Sri Lanka's military said government forces killed nine Tamil rebels in the latest clash on Friday between the two sides, as intensified fighting forced thousands of Tamil civilians to flee from rebel-held villages in the volatile east.
Deputy Military spokesman Maj Upali Rajapakse said the pre-emptive strike against the Tamils was conducted as they were preparing to attack army troops in the eastern district of Batticaloa. He said nine rebels were killed and 12 were wounded in the operation.
There was no immediate comment from the rebels. Separately, the military said Tamil civilians were fleeing the rebel-held village of Vaharai in Batticaloa district, the scene of heavy fighting between government troops and Tamil Tiger rebels over the last few weeks.
A "large number of people" are arriving into government-controlled areas from Vaharai, military spokesman Brig Prasad Samarasinghe said.
He did not give an exact number, but said there may be thousands of civilians. The International Committee of the Red Cross said it was trying to verify the information.
"We have sent a team to that area and we are checking on that," ICRC spokesman Davide Vignati said.
Last week, United Nations said 15,000 Tamil civilians have been trapped by fighting in Vaharai.
The government says about 20,000 civilians have moved into government-held areas to escape violence.
Clashes between the military and the Tamil rebels have recently been increasing in the Batticaloa region. At least four soldiers and 12 rebels died in fighting there on Tuesday.
Earlier on Friday, Samarasinghe said Tiger artillery and mortar fire had wounded 13 government soldiers late on Thursday in a separate confrontation, also in the east.

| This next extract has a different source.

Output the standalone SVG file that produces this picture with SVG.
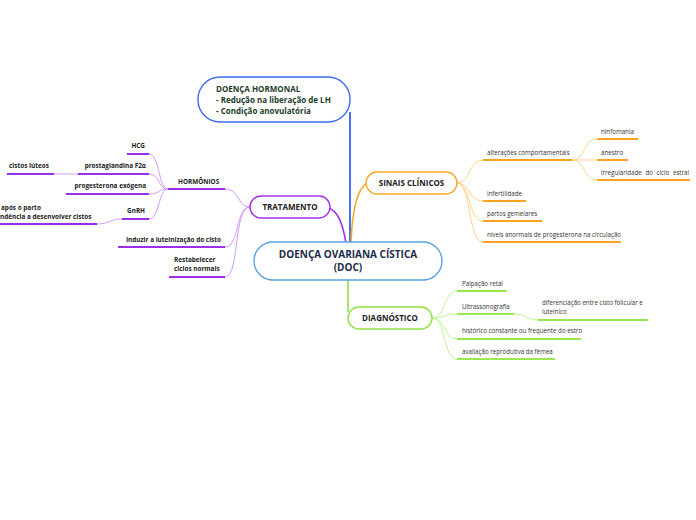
<svg xmlns="http://www.w3.org/2000/svg" width="696" height="520" viewBox="0 0 696 520">
<style>
text{font-family:"Open Sans","Noto Sans","Liberation Sans",sans-serif;}
.leaf{font-size:6.2px;fill:#333;}
.pl{font-size:6.4px;fill:#222;font-weight:bold;}
.ul-p{stroke:#9b2ee8;stroke-width:2;fill:none;}
.ul-o{stroke:#ffa21f;stroke-width:2;fill:none;}
.ul-g{stroke:#9be84e;stroke-width:2;fill:none;}
.c-p{stroke:#d29af8;stroke-width:1;fill:none;}
.c-o{stroke:#ffd38a;stroke-width:1;fill:none;}
.c-g{stroke:#c2f292;stroke-width:1;fill:none;}
.main{font-weight:bold;fill:#1c2b4a;}
</style>
<rect width="696" height="520" fill="#ffffff"/>
<g id="connectors">
<path d="M350,112 L350,243" stroke="#2f62f5" stroke-width="1.8" fill="none"/>
<path d="M329,208 C339,212 343,226 346,243" stroke="#a233e8" stroke-width="1.6" fill="none"/>
<path d="M351,243 C352,215 356,190 367,183" stroke="#f8a82a" stroke-width="1.6" fill="none"/>
<path d="M348,280 L348,312" stroke="#8ee03e" stroke-width="1.6" fill="none"/>
<path class="c-p" d="M250,207 C237,207 240,189 225,189"/>
<path class="c-p" d="M250,207 C235,207 240,247 225,247"/>
<path class="c-p" d="M250,207 C233,207 240,277 225,277"/>
<path class="c-p" d="M168,189 C158,189 160,154 149,154"/>
<path class="c-p" d="M168,189 C158,189 160,174 149,174"/>
<path class="c-p" d="M168,189 C158,189 160,194 149,194"/>
<path class="c-p" d="M168,189 C158,189 160,219 149,219"/>
<path class="c-p" d="M78,174 C68,174 65,174 54,174"/>
<path class="c-p" d="M122,219 C110,219 110,224 97,224"/>
<path class="c-o" d="M457,183 C471,183 468,160 483,160"/>
<path class="c-o" d="M457,183 C471,183 468,201 483,201"/>
<path class="c-o" d="M457,183 C471,183 468,221 483,221"/>
<path class="c-o" d="M457,183 C471,183 468,242 483,242"/>
<path class="c-o" d="M572,160 C586,160 583,139 597,139"/>
<path class="c-o" d="M572,160 L597,160"/>
<path class="c-o" d="M572,160 C586,160 583,180 597,180"/>
<path class="c-g" d="M432,318 C446,318 443,291 457,291"/>
<path class="c-g" d="M432,318 C446,318 443,314 457,314"/>
<path class="c-g" d="M432,318 C446,318 443,339 457,339"/>
<path class="c-g" d="M432,318 C446,318 443,359 457,359"/>
<path class="c-g" d="M514,314 C526,314 526,320 538,320"/>
</g>
<g id="node-hormonal">
<rect x="198" y="77" width="152" height="45" rx="22" fill="#fff" stroke="#3d6cf0" stroke-width="1.4"/>
<text x="216" y="92" font-size="8" font-weight="bold" fill="#1d3d2a">DOENÇA HORMONAL</text>
<text x="216" y="103" font-size="8" font-weight="bold" fill="#1d3d2a">- Redução na liberação de LH</text>
<text x="216" y="114" font-size="8" font-weight="bold" fill="#1d3d2a">- Condição anovulatória</text>
</g>
<g id="node-central">
<rect x="254" y="242" width="188" height="38" rx="19" fill="#fff" stroke="#5aa3e0" stroke-width="1.4"/>
<text x="348" y="258" font-size="10" text-anchor="middle" class="main">DOENÇA OVARIANA CÍSTICA</text>
<text x="348" y="271" font-size="10" text-anchor="middle" class="main">(DOC)</text>
</g>
<g id="node-tratamento">
<rect x="250" y="196" width="80" height="22" rx="11" fill="#fff" stroke="#a233e8" stroke-width="1.4"/>
<text x="290" y="210" font-size="8" text-anchor="middle" class="main" style="fill:#222">TRATAMENTO</text>
</g>
<g id="node-sinais">
<rect x="366" y="172" width="91" height="22" rx="11" fill="#fff" stroke="#f8a82a" stroke-width="1.4"/>
<text x="411.5" y="186" font-size="8" text-anchor="middle" class="main" style="fill:#222">SINAIS CLÍNICOS</text>
</g>
<g id="node-diagnostico">
<rect x="348" y="307" width="84" height="22" rx="11" fill="#fff" stroke="#8ee03e" stroke-width="1.4"/>
<text x="390" y="321" font-size="8" text-anchor="middle" class="main" style="fill:#222">DIAGNÓSTICO</text>
</g>
<g id="node-hormonios">
<text x="178" y="184" class="pl">HORMÔNIOS</text>
<path class="ul-p" d="M168,189 L225,189"/>
</g>
<g id="node-hcg">
<text x="145" y="148" class="pl" text-anchor="end">HCG</text>
<path class="ul-p" d="M127,154 L149,154"/>
</g>
<g id="node-prostaglandina">
<text x="146" y="168" class="pl" text-anchor="end">prostaglandina F2α</text>
<path class="ul-p" d="M78,174 L149,174"/>
</g>
<g id="node-cistos-luteos">
<text x="9" y="168" class="pl">cistos lúteos</text>
<path class="ul-p" d="M7,174 L54,174"/>
</g>
<g id="node-progesterona">
<text x="146" y="188" class="pl" text-anchor="end">progesterona exógena</text>
<path class="ul-p" d="M66,194 L149,194"/>
</g>
<g id="node-gnrh">
<text x="145" y="213" class="pl" text-anchor="end">GnRH</text>
<path class="ul-p" d="M122,219 L149,219"/>
</g>
<g id="node-apos-parto">
<text x="1" y="210" class="pl">após o parto</text>
<text x="0" y="219" class="pl">ndência a desenvolver cistos</text>
<path class="ul-p" d="M0,224 L97,224"/>
</g>
<g id="node-induzir">
<text x="221" y="242" class="pl" text-anchor="end">Induzir a luteinização do cisto</text>
<path class="ul-p" d="M118,247 L225,247"/>
</g>
<g id="node-restabelecer">
<text x="174" y="262" class="pl">Restabelecer</text>
<text x="174" y="271" class="pl">ciclos normais</text>
<path class="ul-p" d="M169,277 L225,277"/>
</g>
<g id="node-alteracoes">
<text x="487" y="155" class="leaf">alterações comportamentais</text>
<path class="ul-o" d="M483,160 L572,160"/>
</g>
<g id="node-ninfomania">
<text x="601" y="134" class="leaf">ninfomania</text>
<path class="ul-o" d="M597,139 L638,139"/>
</g>
<g id="node-anestro">
<text x="601" y="155" class="leaf">anestro</text>
<path class="ul-o" d="M597,160 L628,160"/>
</g>
<g id="node-irregularidade">
<text x="601" y="175" class="leaf" word-spacing="2">irregularidade do ciclo estral</text>
<path class="ul-o" d="M597,180 L690,180"/>
</g>
<g id="node-infertilidade">
<text x="487" y="196" class="leaf">Infertilidade</text>
<path class="ul-o" d="M483,201 L526,201"/>
</g>
<g id="node-partos">
<text x="487" y="216" class="leaf">partos gemelares</text>
<path class="ul-o" d="M483,221 L542,221"/>
</g>
<g id="node-niveis">
<text x="487" y="237" class="leaf">níveis anormais de progesterona na circulação</text>
<path class="ul-o" d="M483,242 L621,242"/>
</g>
<g id="node-palpacao">
<text x="462" y="286" class="leaf">Palpação retal</text>
<path class="ul-g" d="M457,291 L507,291"/>
</g>
<g id="node-ultrassonografia">
<text x="462" y="309" class="leaf">Ultrassonografia</text>
<path class="ul-g" d="M457,314 L514,314"/>
</g>
<g id="node-diferenciacao">
<text x="542" y="305" class="leaf">diferenciação entre  cisto folicular e</text>
<text x="542" y="314" class="leaf">luteínico</text>
<path class="ul-g" d="M538,320 L648,320"/>
</g>
<g id="node-historico">
<text x="462" y="333" class="leaf">histórico constante ou frequente do estro</text>
<path class="ul-g" d="M457,339 L581,339"/>
</g>
<g id="node-avaliacao">
<text x="462" y="354" class="leaf">avaliação reprodutiva da fêmea</text>
<path class="ul-g" d="M457,359 L555,359"/>
</g>
</svg>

The military is trying to push the rebels out of the eastern area and regain control of a cluster of rebel-held coastal villages.
The Tigers have been fighting for more than 20 years for a separate homeland for the country's 3.1 million ethnic minority Tamils, who have suffered decades of discrimination by the majority ethnic Sinhalese.
Although both sides claim to be adhering to a Norwegian-brokered 2002 ceasefire, violence has escalated since late 2005 with more than 3,600 people killed last year alone.